IMD: CEP is an example of one technology that has been expanding into risk, liquidity management and other areas beyond its base in algorithmic trading. However, the CEP industry has also been consolidating. What does this mean for CEP and similar parts of the industry?

McGovern: This is good news for customers. The consolidation shows that vendors such as Sybase understand that a commitment to CEP is vital for real-time analytics-and the recent moves by Sybase show our commitment to be number one in the CEP market for real-time analytics needs, such as trading, product development, risk and liquidity.

Bates: I've said for a long time that small CEP startups just can't survive in the more mature CEP market. And the economy over the last two years accelerated that for some vendors like Aleri. There's a worldwide infrastructure of sales channels, geographic coverage, marketing, support (to name but a few aspects) that are needed to properly give confidence to global customers that they are being properly supported. Ideally you need the innovation of a startup and the backing of a big company-that's certainly our goal at Progress.
Most major companies see the power of CEP to embed into certain solutions. But this doesn't mean they're all competitive with each other. I also believe that CEP alone is not always enough to build the full solution. We've seen the benefit of combining CEP with Business Process Management (BPM) to manage human workflow and system orchestration in, for example, a market surveillance solution.
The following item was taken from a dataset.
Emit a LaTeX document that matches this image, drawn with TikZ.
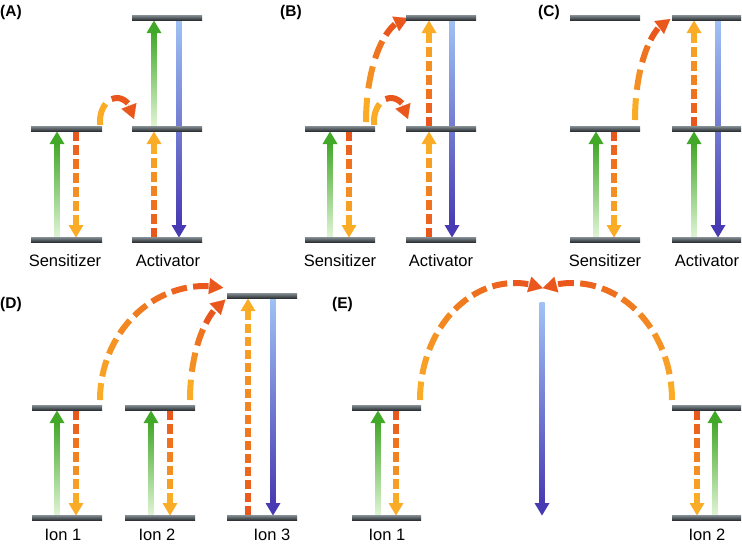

Chmiel: CEP began as a stand-alone technology focused exclusively on low-latency trading, and in recent years has emerged as one of the leading new technologies at financial institutions. Yet leveraging and deploying multiple disparate systems for algorithmic trading, risk management and more is time consuming, expensive and can introduce human errors into the workflow. Consolidation of CEP with more traditional data management vendors is a natural progression as CEP enters the mainstream.
We believe vendors across the market data and data management fields will continue to consolidate to form integrated data management systems where technologies such as CEP become standard components of larger, unified platforms. However, the pitfall remains that unless these systems are built from inception for these uses, many of the problems originating from disparate solutions will remain. Thus, the true winners will be those vendors with the foresight to build their systems natively to include all these functionalities.

Bloor: CEP technology is becoming more mainstream. Consolidation among the CEP players will allow the fundamental technology to be incorporated in enterprise solutions and better integrated with other tools, thus widening its use to different business areas and industries. As the CEP technology spreads across applications and the enterprise, it will be interesting to see how it both interacts and conflicts with low-latency providers. Consolidation of vendors across these two spaces would be logical but has yet to appear.